When we "fall in love" with someone, we often hope that their strengths and talents will become available to us, and that we can contribute our strengths and abilities in return. ...
Like a person who knows he or she is blind, we often hook up with others who can function as "seeing-eye dogs" for us in life. When we find someone who can fill this valuable role, we tend to marry them to keep them around.
But then a very curious pattern emerges. This is the pattern I call KICKING YOUR SEEING-EYE DOG. Often, it begins very slowly, but eventually it becomes full-blown and threatens the survival of the relationship.
KICKING YOUR SEEING-EYE DOG is the pattern whereby you try to change or mold your partner into someone who thinks, feels, and acts just like you.
Instead of respecting and appreciating your partner's differences, you begin to judge them negatively for being the way they are.
Instead of keeping yourself open to what their differences have to offer you, you embark upon a foolish and futile project to change them to be the way you like.
This very common pattern makes no sense at all.
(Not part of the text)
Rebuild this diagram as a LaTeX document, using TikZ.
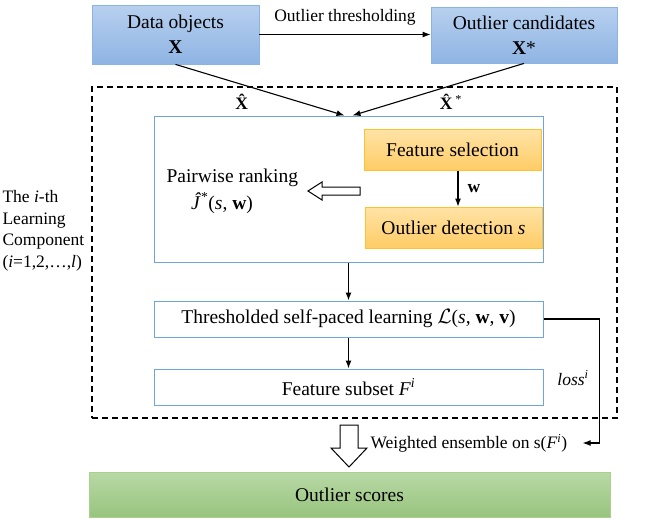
\documentclass[tikz,border=0pt]{standalone}
\usepackage{fontspec}
\setmainfont{Liberation Serif}
\usetikzlibrary{positioning,arrows.meta,calc}
\definecolor{bluetop}{HTML}{B7D0EF}
\definecolor{bluebot}{HTML}{8FB4E3}
\definecolor{blueedge}{HTML}{8DB3E2}
\definecolor{stageedge}{HTML}{6FA5DB}
\definecolor{orangetop}{HTML}{FFE3A6}
\definecolor{orangebot}{HTML}{FFCC66}
\definecolor{orangeedge}{HTML}{FFC22E}
\definecolor{greentop}{HTML}{B8D9A6}
\definecolor{greenbot}{HTML}{98C47E}
\definecolor{greenedge}{HTML}{A9D08E}

\begin{document}
\begin{tikzpicture}[x=1pt,y=-1pt,>={Latex[length=8pt,width=6pt]},line width=1.1pt,
    font=\fontsize{19.5}{25}\selectfont]
  \tikzstyle{topbox}=[draw=blueedge,line width=0.8pt,top color=bluetop,bottom color=bluebot,align=center,inner sep=0pt]
  \tikzstyle{stage}=[draw=stageedge,line width=1pt,fill=white,inner sep=0pt,minimum width=389pt]
  \tikzstyle{selbox}=[draw=orangeedge,line width=0.8pt,top color=orangetop,bottom color=orangebot,inner sep=0pt,minimum width=177pt,minimum height=41pt]
  \tikzstyle{lbl}=[font=\fontsize{17.5}{21.5}\selectfont,inner sep=0pt]
  \useasboundingbox (0,0) rectangle (665,522);
  % input data, top row
  \node[topbox,minimum width=167pt,minimum height=59pt] (data) at (175.5,34.5) {Data objects\\\textbf{X}};
  \node[topbox,minimum width=186pt,minimum height=56pt] (cand) at (524,35) {Outlier candidates\\\textbf{X}*};
  % learning component (dashed frame)
  \node[draw,dash pattern=on 6pt off 4pt,minimum width=525pt,minimum height=331pt] (comp) at (354.5,252.5) {};
  \node[lbl,anchor=west,align=left] (comptxt) at (2,231) {The \textit{i}-th\\Learning\\Component\\(\textit{i}=1,2,\ldots,\textit{l})};
  \node[stage,minimum height=146pt] (rankbox) at (348.5,189) {};
  \node[selbox] (fsel) at (452.5,150) {Feature selection};
  \node[selbox] (odet) at (453.5,227.5) {Outlier detection \textit{s}};
  \node[anchor=west,inner sep=0pt] (rank) at (166,178) {Pairwise ranking};
  \node[inner sep=0pt] (jrank) at (222,203) {\textit{\^{J}}\textsuperscript{*}(\textit{s}, \textbf{w})};
  \node[stage,minimum height=36pt] (spl) at (348.5,319) {Thresholded self-paced learning $\mathcal{L}$(\textit{s}, \textbf{w}, \textbf{v})};
  \node[stage,minimum height=36pt] (fsub) at (348.5,387) {Feature subset \textit{F}\textsuperscript{\textit{i}}};
  % ensemble output
  \node[draw=greenedge,line width=0.8pt,top color=greentop,bottom color=greenbot,minimum width=521pt,minimum height=45pt] (score) at (349.5,494.5) {Outlier scores};
  \node[lbl] (xhat) at (243,102) {\textbf{\^{X}}};
  \node[lbl] (xhats) at (451,102) {\textbf{\^{X}}\textsuperscript{*}};
  \node[lbl] (loss) at (573,378) {\textit{loss}\textsuperscript{\textit{i}}};
  \node[lbl,anchor=west] (wens) at (370,443) {Weighted ensemble on s(\textit{F}\textsuperscript{\textit{i}})};
  % connectors
  \draw[->] (data.east) -- (data.east -| cand.west) node[midway,above=9pt,lbl]{Outlier thresholding};
  \draw[->] (data.south) -- ([xshift=-4pt]rankbox.north);
  \draw[->] (cand.south) -- ([xshift=4pt]rankbox.north);
  \draw[->] ([xshift=5.5pt]fsel.south) -- ([xshift=5.5pt]fsel.south |- odet.north) node[midway,right=9pt,lbl]{\textbf{w}};
  \draw[->] (rankbox.south) -- (spl.north);
  \draw[->] (spl.south) -- (fsub.north);
  \draw[->] (spl.east) -- ++(56,0) |- ([xshift=15pt]wens.east);
  % hollow block arrows
  \draw[line width=1pt,fill=white] (360,187) -- (322,187) -- (322,182) -- (308,191) -- (322,200) -- (322,195) -- (360,195) -- cycle;
  \draw[line width=1pt,fill=white] (340,425) -- (358,425) -- (358,448) -- (367,448) -- (349,467) -- (331,448) -- (340,448) -- cycle;
\end{tikzpicture}
\end{document}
Indeed, if we were aware of it, we would stop it very quickly. It's as though one day we recognize we are "blind," so we go out and find a seeing-eye dog to be our partner.
Then, we bring the dog home and every time it tries to pull us in a certain direction, we kick it for disturbing us. This is exactly what we do to our spouses and other loved ones. No wonder they resent us and claim, quite correctly, that we don't respect or appreciate them.